Aim of the exercise: Skip the pictures and repeat each line of the data exactly.

Data lines:
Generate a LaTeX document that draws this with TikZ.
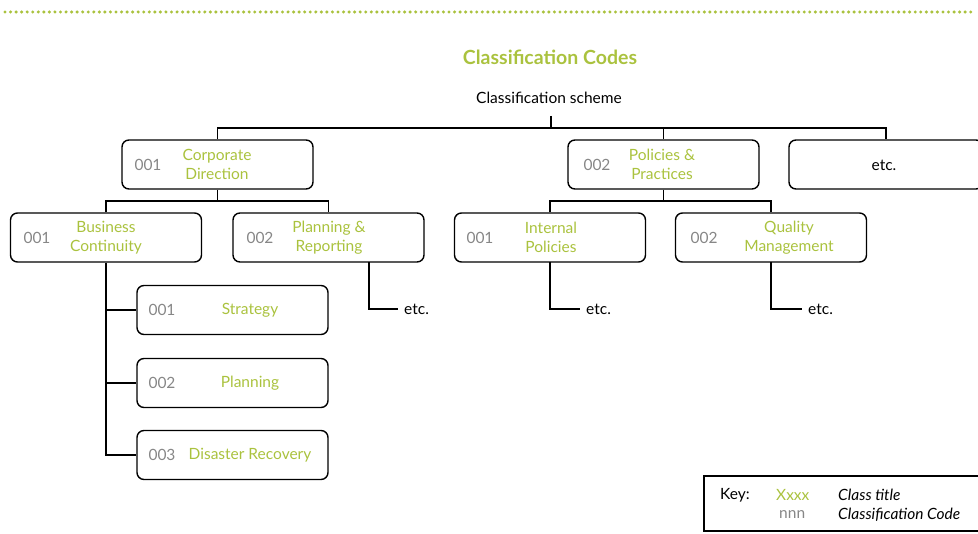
\documentclass[tikz,border=0pt]{standalone}
\usepackage{fontspec}
\setmainfont{Lato}
\definecolor{lime}{RGB}{170,194,62}
\definecolor{codegray}{RGB}{135,135,135}
\newcommand{\fs}{\fontsize{15.5}{19}\selectfont}
\begin{document}
\begin{tikzpicture}[x=1pt,y=-1pt,
  box/.style={draw,line width=1.4pt,rounded corners=7pt,minimum width=191pt,minimum height=49pt,inner sep=0pt},
  code/.style={text=codegray,font=\fs,inner sep=0pt},
  ttl/.style={text=lime,font=\fs,align=center,inner sep=0pt},
  plain/.style={text=black,font=\fs,inner sep=0pt},
  leaf/.style={text=black,font=\fs,inner ysep=0pt,inner xsep=6pt,anchor=west},
  conn/.style={line width=1.4pt}]
\useasboundingbox (0,0) rectangle (978,534);
% dotted top line
\draw[lime,line width=3.4pt,line cap=round,dash pattern=on 0pt off 5.55pt] (5,12) -- (976,12);
\node[text=lime,font=\bfseries\fontsize{19.5}{22}\selectfont] (title) at (550,57) {Classification Codes};
\node[plain] (root) at (549,98) {Classification scheme};
% level 1
\node[box] (cd) at (217.5,164.5) {};
\node[box] (pp) at (663.5,164.5) {};
\node[box,minimum width=194pt] (etc1) at (886,164.5) {};
\node[code] at (148,164.5) {001};
\node[ttl] at (217,164.5) {Corporate\\Direction};
\node[code] at (597,164.5) {002};
\node[ttl] at (662,164.5) {Policies \&\\Practices};
\node[plain] at (884,165) {etc.};
% level 2
\node[box] (bc) at (106,237.5) {};
\node[box] (pr) at (328.5,237.5) {};
\node[box] (ip) at (550,237.5) {};
\node[box] (qm) at (771,237.5) {};
\node[code] at (37,237.5) {001};
\node[ttl] at (106,237.5) {Business\\Continuity};
\node[code] at (260,237.5) {002};
\node[ttl] at (329,237.5) {Planning \&\\Reporting};
\node[code] at (480,237.5) {001};
\node[ttl] at (551,237.5) {Internal\\Policies};
\node[code] at (704,237.5) {002};
\node[ttl] at (789,237.5) {Quality\\Management};
% level 3
\node[box] (st) at (232.5,310) {};
\node[box] (pl) at (232.5,383) {};
\node[box] (dr) at (232.5,455) {};
\node[code] at (162,310) {001};
\node[ttl] at (250,310) {Strategy};
\node[code] at (162,383) {002};
\node[ttl] at (250,383) {Planning};
\node[code] at (162,455) {003};
\node[ttl] at (250,455) {Disaster Recovery};
% etc leaves
\node[leaf] (e1) at (398,309) {etc.};
\node[leaf] (e2) at (580,309) {etc.};
\node[leaf] (e3) at (802,309) {etc.};
% connectors
\coordinate (rootb) at (551,116);
\draw[conn] (rootb) -- (551,128);
\draw[conn] (cd.north) -- (217.5,128) -- (886,128) -- (etc1.north);
\draw[conn] (663.5,128) -- (pp.north);
\draw[conn] (cd.south) -- (217.5,201);
\draw[conn] (bc.north) -- (106,201) -- (328.5,201) -- (pr.north);
\draw[conn] (pp.south) -- (663.5,201);
\draw[conn] (ip.north) -- (550,201) -- (771,201) -- (qm.north);
\draw[conn] (bc.south) |- (dr.west);
\draw[conn] (106,310) -- (st.west);
\draw[conn] (106,383) -- (pl.west);
\draw[conn] (369,262) |- (e1.west);
\draw[conn] (550,262) |- (e2.west);
\draw[conn] (771,262) |- (e3.west);
% key
\draw[line width=1.4pt] (704,476) rectangle (980,531);
\node[plain,anchor=west] (key) at (720,495) {Key:};
\node[text=lime,font=\fs,anchor=west,inner sep=0pt] (kx) at (776,495) {Xxxx};
\node[code,anchor=west] (kn) at (779,515) {nnn};
\node[plain,anchor=west,font=\itshape\fs] (kt) at (838,495) {Class title};
\node[plain,anchor=west,font=\itshape\fs] (kc) at (838,515) {Classification Code};
\end{tikzpicture}
\end{document}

Task solution:
Generate a LaTeX document that draws this with TikZ.
\documentclass[tikz,border=0pt]{standalone}
\usepackage{fontspec}
\setmainfont{Lato}
\definecolor{lime}{RGB}{170,194,62}
\definecolor{codegray}{RGB}{135,135,135}
\newcommand{\fs}{\fontsize{15.5}{19}\selectfont}
\begin{document}
\begin{tikzpicture}[x=1pt,y=-1pt,
  box/.style={draw,line width=1.4pt,rounded corners=7pt,minimum width=191pt,minimum height=49pt,inner sep=0pt},
  code/.style={text=codegray,font=\fs,inner sep=0pt},
  ttl/.style={text=lime,font=\fs,align=center,inner sep=0pt},
  plain/.style={text=black,font=\fs,inner sep=0pt},
  leaf/.style={text=black,font=\fs,inner ysep=0pt,inner xsep=6pt,anchor=west},
  conn/.style={line width=1.4pt}]
\useasboundingbox (0,0) rectangle (978,534);
% dotted top line
\draw[lime,line width=3.4pt,line cap=round,dash pattern=on 0pt off 5.55pt] (5,12) -- (976,12);
\node[text=lime,font=\bfseries\fontsize{19.5}{22}\selectfont] (title) at (550,57) {Classification Codes};
\node[plain] (root) at (549,98) {Classification scheme};
% level 1
\node[box] (cd) at (217.5,164.5) {};
\node[box] (pp) at (663.5,164.5) {};
\node[box,minimum width=194pt] (etc1) at (886,164.5) {};
\node[code] at (148,164.5) {001};
\node[ttl] at (217,164.5) {Corporate\\Direction};
\node[code] at (597,164.5) {002};
\node[ttl] at (662,164.5) {Policies \&\\Practices};
\node[plain] at (884,165) {etc.};
% level 2
\node[box] (bc) at (106,237.5) {};
\node[box] (pr) at (328.5,237.5) {};
\node[box] (ip) at (550,237.5) {};
\node[box] (qm) at (771,237.5) {};
\node[code] at (37,237.5) {001};
\node[ttl] at (106,237.5) {Business\\Continuity};
\node[code] at (260,237.5) {002};
\node[ttl] at (329,237.5) {Planning \&\\Reporting};
\node[code] at (480,237.5) {001};
\node[ttl] at (551,237.5) {Internal\\Policies};
\node[code] at (704,237.5) {002};
\node[ttl] at (789,237.5) {Quality\\Management};
% level 3
\node[box] (st) at (232.5,310) {};
\node[box] (pl) at (232.5,383) {};
\node[box] (dr) at (232.5,455) {};
\node[code] at (162,310) {001};
\node[ttl] at (250,310) {Strategy};
\node[code] at (162,383) {002};
\node[ttl] at (250,383) {Planning};
\node[code] at (162,455) {003};
\node[ttl] at (250,455) {Disaster Recovery};
% etc leaves
\node[leaf] (e1) at (398,309) {etc.};
\node[leaf] (e2) at (580,309) {etc.};
\node[leaf] (e3) at (802,309) {etc.};
% connectors
\coordinate (rootb) at (551,116);
\draw[conn] (rootb) -- (551,128);
\draw[conn] (cd.north) -- (217.5,128) -- (886,128) -- (etc1.north);
\draw[conn] (663.5,128) -- (pp.north);
\draw[conn] (cd.south) -- (217.5,201);
\draw[conn] (bc.north) -- (106,201) -- (328.5,201) -- (pr.north);
\draw[conn] (pp.south) -- (663.5,201);
\draw[conn] (ip.north) -- (550,201) -- (771,201) -- (qm.north);
\draw[conn] (bc.south) |- (dr.west);
\draw[conn] (106,310) -- (st.west);
\draw[conn] (106,383) -- (pl.west);
\draw[conn] (369,262) |- (e1.west);
\draw[conn] (550,262) |- (e2.west);
\draw[conn] (771,262) |- (e3.west);
% key
\draw[line width=1.4pt] (704,476) rectangle (980,531);
\node[plain,anchor=west] (key) at (720,495) {Key:};
\node[text=lime,font=\fs,anchor=west,inner sep=0pt] (kx) at (776,495) {Xxxx};
\node[code,anchor=west] (kn) at (779,515) {nnn};
\node[plain,anchor=west,font=\itshape\fs] (kt) at (838,495) {Class title};
\node[plain,anchor=west,font=\itshape\fs] (kc) at (838,515) {Classification Code};
\end{tikzpicture}
\end{document}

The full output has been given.